Bugün iki yarısı birbirine zıt diyebileceğimiz güzel bir Türkiye Kupası maçı izledik Beşiktaş'la Trabzonspor arasında. Maçın gollü olacağını tahmin ediyordum. Kuponumu da o şekilde yaptım :) Ancak başka maçtan yattık tabii her zamanki gibi...
Maça Beşiktaş ideal kadroyla başlarken, ligi daha çok önemsediğini beyan eden Şenol Güneş ise sahaya yedek ağırlıklı bir Trabzonspor çıkardı. Sezer Badur ve Ceyhun Gülselam'dan oluşan orta saha göbeği ilk yarıda oyunu hiç tutamadı desek yeridir. Tek forvet olarak sahaya çıkan Pawel Brozek'in arkasındaki Alanzinho da uzun süre oynamadığı için maça tutuk bir başlangıç yaptı. Zaten ilk kez Trabzonspor forması giyen Pawel ve Piotr Brozek kardeşlerden de böylesi zor bir maçta çok ekstra hareketler beklemen haksızlık olacağı için ilk yarıda Trabzonspor sağ kanatta oynayan Yattara'nın eline baktı diyebiliriz. Eh, Yattara da uzun süren sakatlığın ardından daha yeni yeni takıma ısınıyor ve üstelik tek başına... Dolayısıyla o da çok etkili olamadı. Savunmada oynayan Tayfun Cora da uzun süren bir sakatlıktan çıkmıştı ve Trabzon'un sağ kanadını oluşturan Yattara-Tayfun ikilisi Beşiktaş'ın İsmail Köybaşı ve Simao Sabrosa'dan oluşan etkili sol kanadına karşı çok zor durumlarda kaldı. Ki ilk gol de sol kanattan çabuk oynanan bir topla geldi zaten. Buna rağmen Tayfun'u başarılı bulduğumu da mutlaka söylemem gerek.

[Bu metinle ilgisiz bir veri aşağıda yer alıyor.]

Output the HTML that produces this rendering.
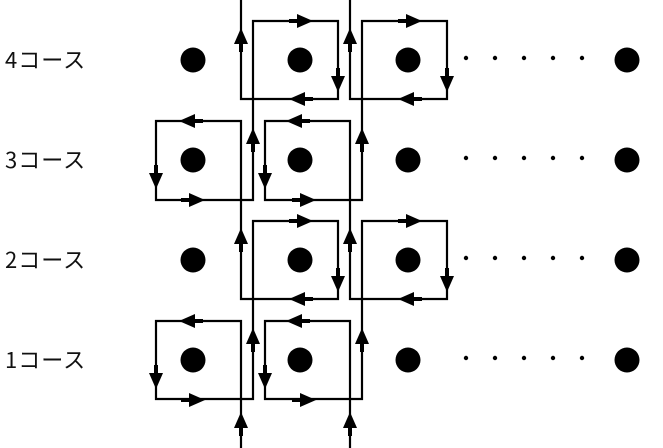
<!DOCTYPE html>
<html><head><meta charset="utf-8"><style>
html,body{margin:0;padding:0;background:#fff;}
#c{position:relative;width:663px;height:448px;overflow:hidden;}
.l{position:absolute;left:5px;font-family:"Noto Sans CJK JP","Liberation Sans",sans-serif;font-size:22px;color:#111;line-height:22px;letter-spacing:1px;}
svg{position:absolute;left:0;top:0;}
</style></head><body><div id="c">
<div class="l" style="top:48px">4コース</div>
<div class="l" style="top:148px">3コース</div>
<div class="l" style="top:248px">2コース</div>
<div class="l" style="top:348px">1コース</div>
<svg id="s" width="663" height="448" xmlns="http://www.w3.org/2000/svg">
<g fill="#000">
<circle cx="193" cy="60" r="12.5"/><circle cx="300" cy="60" r="12.5"/><circle cx="408" cy="60" r="12.5"/><circle cx="627" cy="60" r="12.5"/>
<circle cx="193" cy="160" r="12.5"/><circle cx="300" cy="160" r="12.5"/><circle cx="408" cy="160" r="12.5"/><circle cx="627" cy="160" r="12.5"/>
<circle cx="193" cy="260" r="12.5"/><circle cx="300" cy="260" r="12.5"/><circle cx="408" cy="260" r="12.5"/><circle cx="627" cy="260" r="12.5"/>
<circle cx="193" cy="360" r="12.5"/><circle cx="300" cy="360" r="12.5"/><circle cx="408" cy="360" r="12.5"/><circle cx="627" cy="360" r="12.5"/>
</g>
<g fill="none" stroke="#000" stroke-width="2.2">
<polyline points="241,448 241,321 156,321 156,399 253,399 253,221 338,221 338,299 241,299 241,121 156,121 156,200 253,200 253,21 338,21 338,99 241,99 241,0"/>
<polyline points="350,448 350,321 265,321 265,399 362,399 362,221 447,221 447,299 350,299 350,121 265,121 265,200 362,200 362,21 447,21 447,99 350,99 350,0"/>
</g>
<g id="ar" fill="#000"></g>
<g id="sd" fill="#000"></g>
</svg>
<script>
var ar=document.getElementById('ar'),sd=document.getElementById('sd'),ns="http://www.w3.org/2000/svg";
function A(x,y,d){var L=16,W=7,p;
if(d=='u')p=[x,y,x-W,y+L,x+W,y+L];
if(d=='d')p=[x,y,x-W,y-L,x+W,y-L];
if(d=='r')p=[x,y,x-L,y-W,x-L,y+W];
if(d=='l')p=[x,y,x+L,y-W,x+L,y+W];
var e=document.createElementNS(ns,'polygon');e.setAttribute('points',p.join(' '));ar.appendChild(e);
var t=document.createElementNS(ns,'rect');
if(d=='u')t.setAttribute('x',x-2),t.setAttribute('y',y+L),t.setAttribute('width',4),t.setAttribute('height',8);
if(d=='d')t.setAttribute('x',x-2),t.setAttribute('y',y-L-8),t.setAttribute('width',4),t.setAttribute('height',8);
if(d=='r')t.setAttribute('x',x-L-8),t.setAttribute('y',y-2),t.setAttribute('width',8),t.setAttribute('height',4);
if(d=='l')t.setAttribute('x',x+L),t.setAttribute('y',y-2),t.setAttribute('width',8),t.setAttribute('height',4);
ar.appendChild(t);}
[0,200].forEach(function(o){
 [0,109].forEach(function(dx){
  A(241+dx,28+o,'u');A(313+dx,21+o,'r');A(338+dx,92+o,'d');A(289+dx,99+o,'l');
 });
 A(179,121+o,'l');A(156,189+o,'d');A(205,200+o,'r');A(253,128+o,'u');
 A(286,121+o,'l');A(265,189+o,'d');A(316,200+o,'r');A(362,128+o,'u');
});
A(241,412,'u');A(350,412,'u');
[60,160,260,360].forEach(function(y){[466,495,524,553,582].forEach(function(x){
var c=document.createElementNS(ns,'circle');c.setAttribute('cx',x);c.setAttribute('cy',y-2);c.setAttribute('r',2.2);sd.appendChild(c);});});
</script>
</div></body></html>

Beşiktaş, ilk yarıda neredeyse hiç zorlanmadı diyebiliriz. Orta sahada Guti'nin son maçlarda iyice belirginleşen muhteşem futbolu devam ediyor. Aurelio da neredeyse hiçbir topu sektirmeyince Beşiktaş orta sahada etkisiz Sezer-Ceyhun ikilisine karşı hiç zorlanmadı ilk yarıda. Tamam, Şenol Güneş belki ligi daha çok önemsiyor. Evet, geçen sezon kupayı aldılar ve bu sezon çıtayı bir seviye yükseltip lige ağırlık veriyorlar. Bunların hepsine saygı duyuyorum ancak bu kadar teslimiyetçi bir kadroyla maça çıkmayı anlayamıyorum Ceyhun ve Sezer'in orada hiçbir şey yapamayacağı gayet belli. Trabzonspor, maça Selçuk İnan-Colman ikilisinden en az birisiyle başlamalıydı. En kötü ihtimalle Fenerbahçe maçı düşünülüyorsa da bir yarı Selçuk, bir yarı Colman oynardı. Ki ikisi de 90 dakika oynasa ne olur? O kadar dayanıklı değiller mi yani? Bence sorun yaşamazlardı. Neticede Trabzonspor bu ligin en fit takımlarından biri. O kadar çekingen davranmaya gerek yok.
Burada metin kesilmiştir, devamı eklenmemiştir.